1st and 2nd Corinthians demonstrate this sort of redacted structure indicating multiple authors. Colossians has a decided non-Catholic theology of Jesus as the greatest among the aions. There is some literary dependence between Colossians and Ephesians. The internal structure of Romans is a morass of layers between groups with different theologies. The pastoral epistles have language bearing almost no resemblance to the rest of the Pauline corpus. On the other hand they bear striking resemblance to later Catholic works. Indicating they likely were written after the primary Pauline corpus was regularly used. Incidentally the Catholic Church used to attribute Hebrews which has both entirely different literary structure and theology to Paul. Under Catholic theology all of these books were written by the same 1st century Apostle who was influential in the church from early on. If the Catholic Church wrote these books how come they don't know how they were authored?

Let's move beyond the bible's structure to the core theological debates. During the writing of the bible we see the Paul character as well as other epistles like Hebrews and John making an appeal to scripture to justify their theological point. They see their opponents as peers. These authors seem completely unaware they are living in an monarchical episcopate run by Peter in Rome. How could they be unaware of this? How could later church writers like Justin Martyr be similarly unaware in their arguments?

Biblical History:

Then let's move to the bible's history. Peter is the central figure in 1st century Roman Catholic theology, the first Bishop of Rome. In  Catholic history Bishop Serapion of Antioch has a congregation in Rhossus which is using the Gospel of Peter. Other churches in the area believe Gospel of Peter is Marcionic and complain. Serapion contacts a Rhossus Docetic church to get a timeline, believing they predate Marcion. Evidently the Catholics and the docetic church are on friendly terms even though Serapion is not docetic. He gets from the entire Petrine corpus and kicks it up the chain of command. How could the Catholic church not have had the Petrine corpus until almost the 3rd century if it were founded by Peter? Why would the status of Peter's writings not be known? Why does Bishop Serapion need to go to docetic Christians to get the history of Catholic church's founders?

 Non-Catholics claim that Marcion invented the concept of a New Testament and brought the Pauline corpus to the attention of the wider Christian community including Catholics. The early church fathers are ignorant of Paul. Clement (1Clement 47:1) seems to believe there is only a single epistle a form of 1Corinthians. Ignatius (Ephesians 12:2) believed that Paul was exclusively associated with Ephesus. Polycarp (Philippians 3:2) has Paul writing to them. How is that level of ignorance possible for early Catholics if Paul is a central founder of Catholicism? Given that the earliest commentaries we have are from Basilides and Hereacleon isn't it more likely that Paul and early Paulism has no association with Catholicism at all during his life? That the Catholic story of his central role is pure fabrication?

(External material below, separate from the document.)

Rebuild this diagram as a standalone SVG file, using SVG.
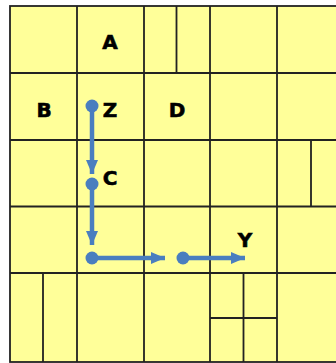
<svg xmlns="http://www.w3.org/2000/svg" width="336" height="363" viewBox="0 0 336 363">
<style>
.bg{fill:#ffff99;stroke:#222;stroke-width:1.8}
.g{stroke:#222;stroke-width:1.8;fill:none}
.lbl{font-family:"DejaVu Sans",Verdana,sans-serif;font-weight:bold;font-size:20px;fill:#000;stroke:#000;stroke-width:0.6;text-anchor:middle}
.c{stroke:#4a7ebf;stroke-width:4.5;fill:none}
.dot{fill:#4a7ebf}
</style>
<defs>
<marker id="ah" markerUnits="userSpaceOnUse" markerWidth="14" markerHeight="12" refX="14" refY="6" orient="auto">
<path d="M0,0 L14,6 L0,12 Z" fill="#4a7ebf"/>
</marker>
</defs>
<rect class="bg" x="10" y="6" width="330" height="356"/>
<g id="grid" class="g">
<path d="M10,73H336M10,140H336M10,206.5H336M10,273H336"/>
<path d="M77,6V362M144,6V362M210,6V362M277,6V362"/>
<path d="M176.5,6V73M311,140V206.5M43,273V362M243.5,273V362M210,318H277"/>
</g>
<g id="A"><text class="lbl" x="110" y="49">A</text></g>
<g id="B"><text class="lbl" x="44" y="117">B</text></g>
<g id="Z"><text class="lbl" x="110" y="117">Z</text></g>
<g id="D"><text class="lbl" x="177" y="117">D</text></g>
<g id="C"><text class="lbl" x="110" y="185">C</text></g>
<g id="Y"><text class="lbl" x="245" y="247">Y</text></g>
<g id="connectors">
<circle class="dot" cx="92" cy="106" r="6.5"/>
<circle class="dot" cx="92" cy="184" r="6.5"/>
<circle class="dot" cx="92" cy="258" r="6.5"/>
<circle class="dot" cx="183" cy="258" r="6.5"/>
<line class="c" x1="92" y1="106" x2="92" y2="174" marker-end="url(#ah)"/>
<line class="c" x1="92" y1="184" x2="92" y2="245" marker-end="url(#ah)"/>
<line class="c" x1="92" y1="258" x2="165" y2="258" marker-end="url(#ah)"/>
<line class="c" x1="183" y1="258" x2="245" y2="258" marker-end="url(#ah)"/>
</g>
</svg>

Non-Catholic Christianity Record:

Then there is the evidence from the Gnostics, both Jewish and Christian. With the recent archeology men like John Turner and Birger Pearson have been able to reconstruct timelines for Gnostic sects and regions. And they have shown quite decisively that Christian Gnosticism developed from Jewish Gnosticism not Catholic Christianity. If Catholicism was around during the early 2nd century why doesn't it know how Christian Gnosticism developed? Why did it present over and over a theory of an origin from Catholicism?

In addition to documents we have archeological evidence.

Ignorance of Judaism:

Finally,  there is the issue of the breathtaking ignorance of Judaism one finds in Catholic literature. The Catholic theory is that the Catholic church emerged directly from Judaism. Yet early Catholic writers makes statements about Judaism which are simply so far from realities of first or second century Judaism that they must have emerged from groups who had no or little contact with the Jewish religion.   A perfect example being the role of "priest" in Catholicism and the apologetic for it based on "priests" in Judaism.  In the Judaism of the 1st century priests were primarily involved in the sacrificial cult, it was not a governing office, outside Jerusalem, nor was it a teaching office a role primarily occupied by the Pharisees.  Catholic Priests, while certainly performing ritual, are also responsible for teaching and governing, the three are united.  Far from embracing the Jewish priestly system typologically, this is an outright rejection of it.  Which would be fine were it not for the fact that the Catholic authors are ignorant of the Jewish system, a system which at least for the Ignatius letters was still in effect during his life.  This sort of ignorance couldn't have happened if Catholicism had emerged directly from Judaism. Christian Gnosticism, as an aside, might quite often despise Judaism and the Jewish God but it shows extensive knowledge of the religion. The difference between an x-wife and someone pretending to know a man she's never met.

Conclusion:

Almost every piece of evidence we have is consistent with Christianity having emerged organically from 1st century Judaism primarily Jewish Gnosticism and later developing towards Logos Christianity and Encratite forms of Christianity. If Jesus founded the Catholic church why is it the case that almost all the evidence we have is supports Catholicism having evolved came from these sects and contradicts Catholicism originating from a foundation in the Palestine of the 30s?